What about those alerts we didn’t care about? Did they eventually lead to a problem we did care about? No idea, there was no correlation.
We eventually figured it out and life was good.
We spent a few decades monitoring this way. We had it under control. But did we?
Then came hybrid cloud, DevOps, PaaS and SaaS services, docker, stream analytics, and data lakes. How were we to make sense of it all. Monolithic apps while expensive to run, we’re easy to monitor. Distributed, micro-services based apps are difficult to monitor.
The increased complexity of an organizations computing environment created the need for a new paradigm. Enter Observability.
Observability is about complete visibility across your systems and tying business metrics with technical data.
There are three components in Observability: Metrics, Logs, and Traces. Metrics include latency, traffic, errors, and saturation (the four golden signals). Traces, where is it happening? Can you trace your transaction from start to finish? This becomes increasingly difficult when we introduce cloud computing components such as Kubernetes clusters and serverless computing. Logs, why is something happening?
As with all frameworks, to successfully “do” observability you need to implement the right trifecta of technology, processes, and people. The technology consists of logging tools, tools that capture the three components: Metrics, Logs, and Traces and AIOPs. If observability is about creating visibility into your environment, AIOPs is how we get meaning out of that.

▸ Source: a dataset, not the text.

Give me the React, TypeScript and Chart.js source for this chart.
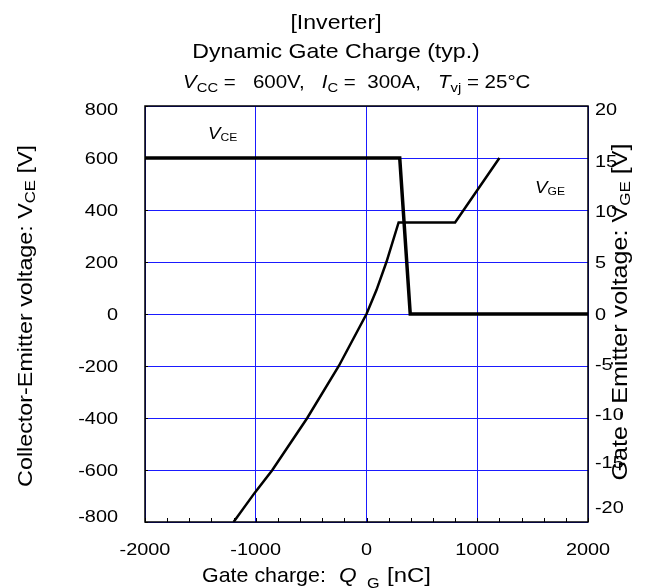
import { useEffect, useRef } from 'react';
import { Chart, registerables } from 'chart.js';

Chart.register(...registerables);

// Collector-emitter voltage (left axis) against gate charge
const vceCharge = [-2000, 300, 395, 2000];
const vceVoltage = [600, 600, 0, 0];

// Gate-emitter voltage (right axis) against gate charge
const vgeCharge = [-1200, -1010, -850, -535, -250, 0, 90, 180, 290, 800, 1200];
const vgeVoltage = [-20, -17.2, -15, -10, -5, 0, 2.3, 5, 8.8, 8.8, 15];

// Axis ticks
const chargeTicks = [-2000, -1000, 0, 1000, 2000];
const chargeMinorTicks = [
  -1800, -1600, -1400, -1200, -800, -600, -400, -200,
  200, 400, 600, 800, 1200, 1400, 1600, 1800,
];
const vceTicks = [-800, -600, -400, -200, 0, 200, 400, 600, 800];
const vgeTicks = [-20, -15, -10, -5, 0, 5, 10, 15, 20];

const titleLines = ['[Inverter]', 'Dynamic Gate Charge (typ.)'];

const FONT = '"Liberation Sans", Arial, sans-serif';
const GRID_BLUE = '#1a1aff';

type Run = { t: string; size: number; italic?: boolean; dy?: number };

function drawRuns(
  ctx: CanvasRenderingContext2D,
  runs: Run[],
  x: number,
  y: number,
  sx: number,
  align: 'left' | 'center' | 'right'
) {
  ctx.textAlign = 'left';
  ctx.textBaseline = 'alphabetic';
  const widths = runs.map((r) => {
    ctx.font = `${r.italic ? 'italic ' : ''}${r.size}px ${FONT}`;
    return ctx.measureText(r.t).width * sx;
  });
  const total = widths.reduce((a, b) => a + b, 0);
  let cx = align === 'left' ? x : align === 'center' ? x - total / 2 : x - total;
  runs.forEach((r, i) => {
    ctx.font = `${r.italic ? 'italic ' : ''}${r.size}px ${FONT}`;
    ctx.save();
    ctx.translate(cx, y + (r.dy || 0));
    ctx.scale(sx, 1);
    ctx.fillText(r.t, 0, 0);
    ctx.restore();
    cx += widths[i];
  });
}

function drawText(
  ctx: CanvasRenderingContext2D,
  t: string,
  x: number,
  y: number,
  size: number,
  sx: number,
  italic = false
) {
  drawRuns(ctx, [{ t, size, italic }], x, y, sx, 'left');
}

function drawRotated(
  ctx: CanvasRenderingContext2D,
  runs: Run[],
  x: number,
  y: number,
  sx: number
) {
  ctx.save();
  ctx.translate(x, y);
  ctx.rotate(-Math.PI / 2);
  drawRuns(ctx, runs, 0, 0, sx, 'center');
  ctx.restore();
}

// Baseline shift of the right-hand tick labels, per value
const rightLabelShift: Record<string, number> = {
  '20': 9, '15': 9, '10': 7, '5': 6, '0': 6, '-5': 4, '-10': 2, '-15': -2, '-20': -9,
};

const framePlugin = {
  id: 'frameAndTicks',
  beforeDatasetsDraw(chart: Chart) {
    const { ctx, chartArea } = chart;
    const { left, right, top, bottom } = chartArea;
    const xs = chart.scales.x;
    const ys = chart.scales.y;
    ctx.save();
    ctx.strokeStyle = '#000';
    ctx.lineWidth = 1;
    // minor + major ticks on the charge axis, pointing inward
    [...chargeTicks, ...chargeMinorTicks].forEach((v) => {
      const px = Math.round(xs.getPixelForValue(v)) + 0.5;
      ctx.beginPath();
      ctx.moveTo(px, bottom);
      ctx.lineTo(px, bottom - 4);
      ctx.stroke();
    });
    vceTicks.forEach((v) => {
      const py = Math.round(ys.getPixelForValue(v)) + 0.5;
      ctx.beginPath();
      ctx.moveTo(left, py);
      ctx.lineTo(left + 3, py);
      ctx.stroke();
    });
    ctx.lineWidth = 1.5;
    ctx.strokeRect(left, top, right - left, bottom - top);
    ctx.restore();
  },
  afterDraw(chart: Chart) {
    const { ctx, chartArea } = chart;
    const xs = chart.scales.x;
    const ys = chart.scales.y;
    const y1 = chart.scales.y1;
    ctx.save();
    ctx.fillStyle = '#000';

    // Title block
    drawRuns(ctx, [{ t: titleLines[0], size: 21 }], 336, 29, 1.1, 'center');
    drawRuns(ctx, [{ t: titleLines[1], size: 21 }], 336, 58, 1.1, 'center');
    drawRuns(
      ctx,
      [
        { t: 'V', size: 18, italic: true },
        { t: 'CC', size: 13, dy: 4 },
        { t: ' =   600V,   ', size: 18 },
        { t: 'I', size: 18, italic: true },
        { t: 'C', size: 13, dy: 4 },
        { t: ' =  300A,   ', size: 18 },
        { t: 'T', size: 18, italic: true },
        { t: 'vj', size: 13, dy: 4 },
        { t: ' = 25°C', size: 18 },
      ],
      183,
      88,
      1.14,
      'left'
    );

    // Tick labels
    vceTicks.forEach((v) => {
      const py = ys.getPixelForValue(v);
      let shift = 6;
      if (v === 800) shift = 9;
      if (v === -800) shift = 0;
      drawRuns(ctx, [{ t: String(v), size: 17 }], 118, py + shift, 1.17, 'right');
    });
    vgeTicks.forEach((v) => {
      const py = y1.getPixelForValue(v);
      drawRuns(ctx, [{ t: String(v), size: 17 }], 595, py + (rightLabelShift[String(v)] ?? 6), 1.17, 'left');
    });
    chargeTicks.forEach((v) => {
      const px = xs.getPixelForValue(v);
      drawRuns(ctx, [{ t: String(v), size: 17 }], px, 555, 1.17, 'center');
    });

    // Charge axis title
    drawText(ctx, 'Gate charge:', 202, 582, 21, 1.02);
    drawText(ctx, 'Q', 339, 582, 21, 1.08, true);
    drawText(ctx, 'G', 367, 588, 15, 1.08);
    drawText(ctx, '[nC]', 387, 582, 21, 1.14);

    const midY = (chartArea.top + chartArea.bottom) / 2;
    drawRotated(
      ctx,
      [
        { t: 'Collector-Emitter voltage: V', size: 21 },
        { t: 'CE', size: 15, dy: 3 },
        { t: ' [V]', size: 21 },
      ],
      32,
      midY + 2,
      1.11
    );
    drawRotated(
      ctx,
      [
        { t: 'Gate - Emitter voltage: V', size: 22 },
        { t: 'GE', size: 15, dy: 3 },
        { t: ' [V]', size: 22 },
      ],
      627,
      midY - 2,
      1.14
    );

    // Curve labels
    drawRuns(
      ctx,
      [
        { t: 'V', size: 17, italic: true },
        { t: 'CE', size: 11, dy: 1.5 },
      ],
      208,
      139,
      1.1,
      'left'
    );
    drawRuns(
      ctx,
      [
        { t: 'V', size: 17, italic: true },
        { t: 'GE', size: 11, dy: 2 },
      ],
      535,
      193,
      1.1,
      'left'
    );
    ctx.restore();
  },
};

export default function App() {
  const canvasRef = useRef<HTMLCanvasElement | null>(null);

  useEffect(() => {
    const canvas = canvasRef.current;
    if (!canvas) return;
    const chart = new Chart(canvas, {
      type: 'scatter',
      data: {
        datasets: [
          {
            label: 'VCE',
            data: vceCharge.map((q, i) => ({ x: q, y: vceVoltage[i] })),
            yAxisID: 'y',
            showLine: true,
            borderColor: '#000',
            borderWidth: 3.5,
            pointRadius: 0,
            tension: 0,
          },
          {
            label: 'VGE',
            data: vgeCharge.map((q, i) => ({ x: q, y: vgeVoltage[i] })),
            yAxisID: 'y1',
            showLine: true,
            borderColor: '#000',
            borderWidth: 2.5,
            pointRadius: 0,
            tension: 0,
          },
        ],
      },
      options: {
        animation: false,
        responsive: false,
        devicePixelRatio: 1,
        layout: { padding: { top: 106, left: 0, right: 0, bottom: 0 } },
        plugins: {
          legend: { display: false },
          title: { display: false },
          tooltip: { enabled: false },
        },
        scales: {
          x: {
            type: 'linear',
            min: -2000,
            max: 2000,
            afterBuildTicks: (s: any) => {
              s.ticks = chargeTicks.map((v) => ({ value: v }));
            },
            afterFit: (s: any) => {
              s.height = 66;
            },
            ticks: { display: false },
            grid: { color: GRID_BLUE, lineWidth: 1, drawTicks: false },
            border: { display: false },
          },
          y: {
            type: 'linear',
            position: 'left',
            min: -800,
            max: 800,
            afterBuildTicks: (s: any) => {
              s.ticks = vceTicks.map((v) => ({ value: v }));
            },
            afterFit: (s: any) => {
              s.width = 145;
            },
            ticks: { display: false },
            grid: { color: GRID_BLUE, lineWidth: 1, drawTicks: false },
            border: { display: false },
          },
          y1: {
            type: 'linear',
            position: 'right',
            min: -20,
            max: 20,
            afterBuildTicks: (s: any) => {
              s.ticks = vgeTicks.map((v) => ({ value: v }));
            },
            afterFit: (s: any) => {
              s.width = 76;
            },
            ticks: { display: false },
            grid: { display: false, drawTicks: false },
            border: { display: false },
          },
        },
      },
      plugins: [framePlugin],
    });
    return () => chart.destroy();
  }, []);

  return (
    <div style={{ position: 'fixed', left: 0, top: 0, width: 664, height: 588, background: '#fff' }}>
      <canvas ref={canvasRef} width={664} height={588} style={{ display: 'block' }} />
    </div>
  );
}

AIOPs is our visualization layer. The visualization layer is where the people part of the equation enters.
The people part of the trifecta interacts with observability via AIOPs. I won’t get into too much detail, but one key role of observability is the Site Reliability Engineer, (SRE). Google invented the SRE role. The SRE role has become a key role in effectively managing a cloud first, cloud native, and hybrid cloud environment.
The process side of the trifecta is the hard part. Like any process from any framework, what is the right process for your organization based on your unique needs? That is what you need to ask yourself.